Cricova is a massive Moldovan winery located in the central wine region of Codru. Originally founded as an underground wine storage facility in 1952, Cricova produces an awe-inspiring range of wine styles today. Their central location is known for sunny days, a mild, favorable climate, and black chernozem soil. This is an extremely fertile type of soil with a high percentage of phosphorous, ammonia, phosphoric acids, and humus. Chernozem also has a high capacity for moisture retention.
Cricova, Rara Neagra, Orasul Subteran, 2017
- A gorgeous ruby red, almost pomegranate color with medium-minus intensity
- I let the wine sit in the glass to breathe a bit before tasting and was astounded by the pronounced aromas exploding from the glass, wafting up to my nose from the table.
- Pronounced aromas of raspberry, strawberry, juicy red berries, and white pepper
- This wine has a garrigue like quality of dried herbs, rosemary, and just a hint of red florals.
- On the palate, this wine was medium-minus body with medium-plus acidity.
- Velvety tannins present, but well integrated with the wine
- Juicy red fruit flavors linger on the palate
If you enjoy drinking Grenache, Cinsault, or fruit forward California Zinfandel, then you will love Rare Neagra.

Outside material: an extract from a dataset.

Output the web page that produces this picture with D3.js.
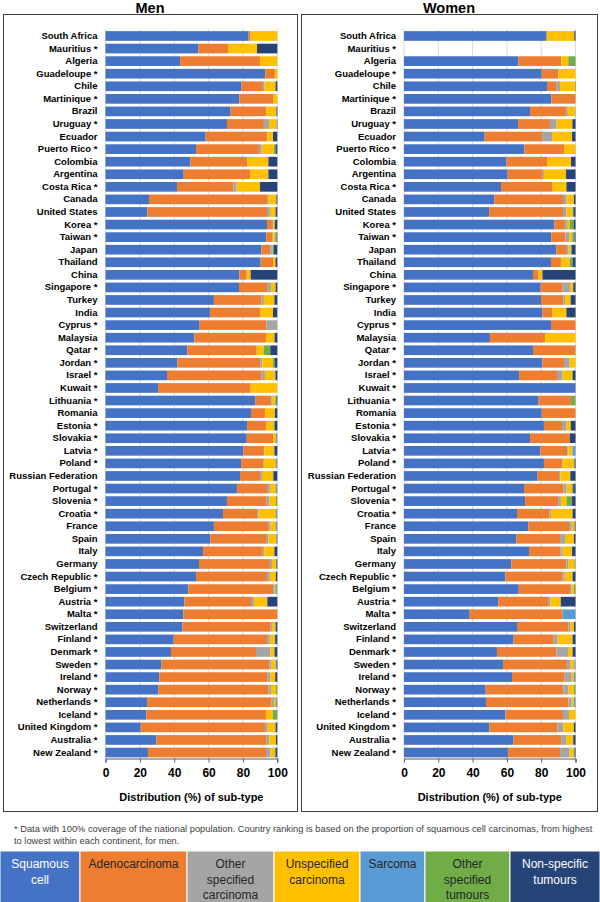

The juicy red fruit flavors of this wine make it a great option to pair with spiced dishes and umami flavors. Creole jambalaya. Chorizo and chicken paella. Chicken tikka masala, one of my favorite Indian dishes. Soy and ginger marinated grilled skirt steak. Balsamic and soy roasted garlic mushrooms. Umami flavors in foods (like mushrooms) tend to emphasize the bitterness of tannins. So, umami dishes should be paired with wines that are more fruit forward. Just some food (and wine) for thought.